The members were Lisa Cook on bass, Daryl Stanislaw on drums, Lyndon Holmes on guitar and vocals, and Ellyott on lead vocals and guitar.

== History ==
=== First gig and album ===
Sister George's first gig was at the Girlygig club night organised by Jen from Linus in 1993.

Their album, Drag King, came out on Catcall Records in 1995, which was run by Liz Naylor. It was re-released in the U.S. by Outpunk Records, and a music video for the song "Handle Bar" was made. This song also appeared on the Outpunk Records compilation, Outpunk Dance Party.

Also featured on Drag King was a hardcore style cover of the Tom Robinson song "Glad to Be Gay", but renamed "100 X No!". The Sister George version featured the voice of serial killer Aileen Wuornos, and the band chanting, "We kill in self defence". Tom Robinson at a gig in London's Club V (an alternative queer club, in the mid '90s) introduced his song by saying, "I'm now going to sing a Sister George cover".

=== Media attention and touring ===
The band found themselves heralded in the pages of British music magazines such as the NME. In one interview with the NME, Sister George were asked about other UK queercore bands they gave a fake list. Caroline Sullivan also wrote about Sister George a number of times in The Guardian newspaper, which encouraged criticism from mainstream gay culture.

Sister George toured with acts like Huggy Bear and Hissyfit at first, but soon they were joined by other queer bands such as Mouthfull, Six Inch Killaz and Children's Hour, and it was these groups that did pioneer a queercore scene in the UK.

== Relevance in gay culture ==
Label owner Naylor said of the band's relation to mainstream gay culture, "To me, the gay lifestyle is getting to be like just another alternative lifestyle. You go down Old Compton Street in Soho and see them sitting there in nice coffee bars with their pink pounds - and these (Sister George) are 20-year-old kids who are angry and on the dole." The band believed that queercore was a necessity for queer people who were too poor to participate in what had become a commercial scene in places such as Old Compton Street in the 1990s.

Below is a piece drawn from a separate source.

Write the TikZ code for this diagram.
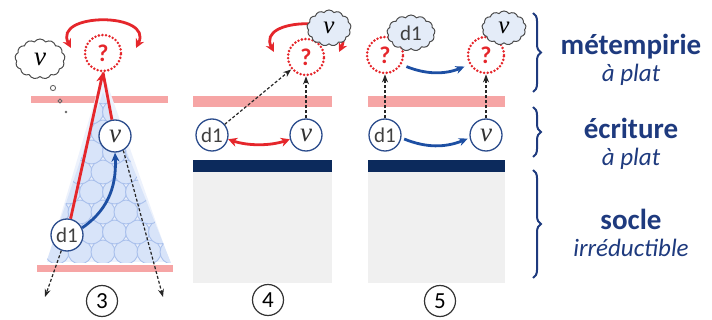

Bassist Lisa Cook acknowledged Riot Grrrl as opening up the possibility of Queercore for Sister George saying "Sister George started off in the riot grrrl scene. That opened a door for Queercore by creating a climate where loads of young girls could go to gigs which you couldn't do before".

The band would often enthusiastically say "Queercore is an attitude problem". Their queer identity although front and centre in their music, still they did not wish to be pigeonholed or enjoyed only because they were queer, with Ellyot saying "I don't want the whole world to buy our records because I'm a dyke, I want them to buy our records 'cos we're brilliant!"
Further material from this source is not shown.